题目描述
给定一个二叉树,原地将它展开为一个单链表。
示例:
例如,给定二叉树
1
/
2 5
/
3 4 6
将其展开为:
1
2
3
4
5
6
题目链接: https://leetcode-cn.com/problems/flatten-binary-tree-to-linked-list/
思路1
从例子中可以看到,链表的链接顺序是树的先序遍历的顺序。所以,先先序遍历树,并将序列存到队列中,然后将节点出队列,更改节点的左指针为空,右指针为下一个节点即可。
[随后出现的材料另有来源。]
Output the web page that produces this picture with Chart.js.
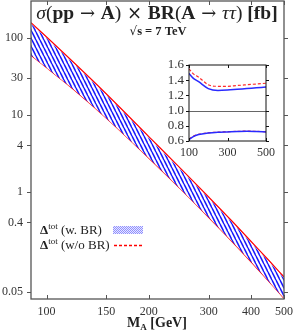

代码如下:
/**
* Definition for a binary tree node.
* struct TreeNode {
* int val;
* TreeNode *left;
* TreeNode *right;
* TreeNode() : val(0), left(nullptr), right(nullptr) {}
* TreeNode(int x) : val(x), left(nullptr), right(nullptr) {}
* TreeNode(int x, TreeNode *left, TreeNode *right) : val(x), left(left), right(right) {}
* };
*/
class Solution {
public:
void flatten(TreeNode* root) {
if(root==nullptr) return;
queue<TreeNode*> q;
dfs(root, q);
TreeNode* head = q.front(); q.pop();
TreeNode* cur = head;
while(!q.empty()){
TreeNode* node = q.front(); q.pop();
cur->left = nullptr;
cur->right = node;
cur = node;
}
}
void dfs(TreeNode* root, queue<TreeNode*>& q){
if(root==nullptr) return;
q.push(root);
dfs(root->left, q);
dfs(root->right, q);
}
};
- 时间复杂度:O(n)
- 空间复杂度:O(n)
思路2
使用先序遍历(中左右)的反序(右左中)遍历,然后再串联起来。
代码如下:
/**
* Definition for a binary tree node.
* struct TreeNode {
* int val;
* TreeNode *left;
* TreeNode *right;
* TreeNode() : val(0), left(nullptr), right(nullptr) {}
* TreeNode(int x) : val(x), left(nullptr), right(nullptr) {}
* TreeNode(int x, TreeNode *left, TreeNode *right) : val(x), left(left), right(right) {}
* };
*/
class Solution {
public:
void flatten(TreeNode* root) {
if(root==nullptr) return;
doFlatten(root);
}
TreeNode* pre= nullptr;
void doFlatten(TreeNode* root){
if(root==nullptr) return;
doFlatten(root->right);
doFlatten(root->left);
root->left = nullptr;
root->right = pre;
pre = root;
}
};
- 时间复杂度:O(n)
- 空间复杂度:O(h)